Women will likely resonate with the following topics:
- Saving Yourself: finding a satisfactory work/life balance
- Where Did My Day Go: productivity tips for the beleaguered professional
- Learning the Art of Negotiation: if you don’t know your value, who will?
- How to Launch and Fund a Women-Owned Business
- The Hidden Grant Market
- How to Say No and Mean It: advice for those who take on too much
- Female Diversity: we’re not all Betty Crocker (good intro for shedding stereotypes and breaking gender rules)
- Being a Good Mentor to the Next Generation
- Speaking Up at a Noisy Table: tips for expressing your opinion, getting deserved credit, and other ideas when everyone else is louder (or more established) than you are
- Give Up on Having It All Without Giving Up on Your Dreams
Young Leaders (or People Reinventing Themselves in Their Careers)
I tend to shy away from organizing leader groups around age. Who wants to kick someone out just because they turn 30? No reason to have a professional version of Children of the Corn, after all. But there are needs of new leaders that should be addressed. However, people who are restarting their profession, switching from one to another, and are taking a few steps backward may also benefit from the educational materials you give your “young” leaders. Those types of topics may include:
- Personal Branding: why it’s critical to your career
- Graduating on Social Media: how to transform your social media following from your teenage years to a powerful network
- Social Media Adulting: no, you don’t want to post that anymore
- Translating Volunteer Positions into Strong Professional Experience
- Selling the Job Hop: how to make others understand short job tenure is valuable
- Navigating Expectations in the Workplace
- Understanding the Multi-Generational Workplace
- I Graduated, Got a Job, Now What?
- Networking 101
- How to Start Your Own Business with No Money
Minorities and Veterans
There are a lot of funding opportunities available to minority groups and veterans. Content ideas which help them navigate those opportunities is important as well as helping them market their skills and experience.
- Uncovering Hidden Funding Opportunities
- Leveraging Your Existing Experience in Your New Business or Career
- Creating a Resume That Translates (It’s important veterans draw the correlation between what they did in the military and what they can do in the private sector. Some employers won’t see it unless it is defined clearly.)

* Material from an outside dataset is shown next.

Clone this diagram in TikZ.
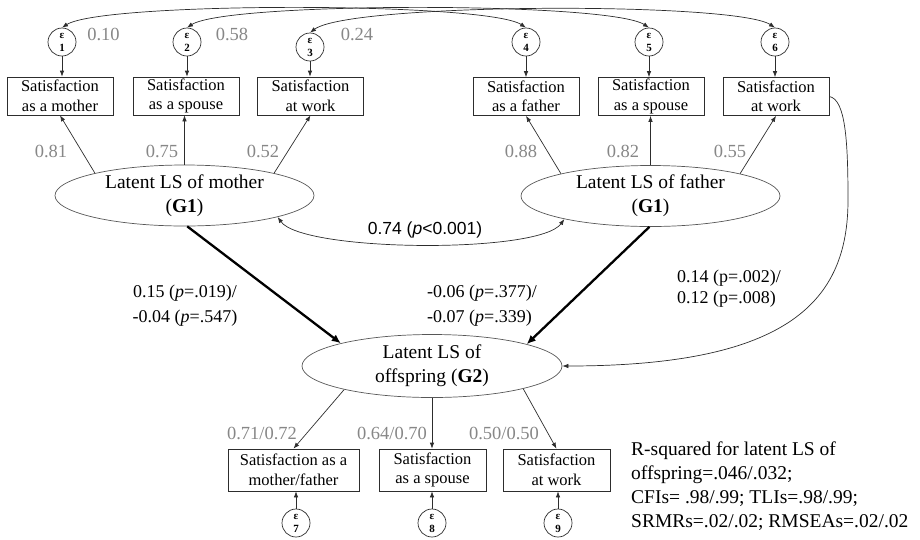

- Top Employers Actively Recruiting Minorities and Veterans
- Navigating Prejudices in the Workplace
- Understanding Your Employment Rights
- Silencing Self-Doubt
- Charting a Course to Financial Success
- Leading a Multi-Generational Workforce (veterans often work with several generations but there’s a hierarchy in the military that is fading in the corporate world)
- Developing Your Own Leadership Style
Established Business Owners
Your members who’ve been in business a while may feel like they have little need for chamber education. But there are some topics you can cover that would be of help to them too. These include:
- Thriving in a Multi-generational Business Environment
- Embracing Diversity
- Smoothing Out the Edges: when your family-run business is no longer just family
- Making Your Business Sexier: doing what needs to be done in order to sell
- Leaving Your Baby Behind: knowing when it’s time to walk away from your business
- Selecting a Successor and Other Retirement Myths
- Taking Your Business to the Next Level (and how to decide what that is)
- Get Your Groove Back: starting a side hustle or new business later in life
- How to Be a Great Mentor to the Next Generation
- Is What You’re Doing Still Working: a late business (or personal) audit
Putting together this type of personalized content can be a lot of work but it also helps your members feel closer to your chamber. It makes them feel like you understand their needs. Plus, the content can be used in multiple ways for even greater reach.
You may not be an expert in all of these areas. It’s likely you will want to bring in a member or local thought leader to run the lunch and learns. Some chambers invite members to conduct them with the understanding that they can pitch a program, class, book, or such at the end.
For best results, you’ll want to market these offerings by being specific about who can benefit from each session but always make people feel they are included if they choose to join.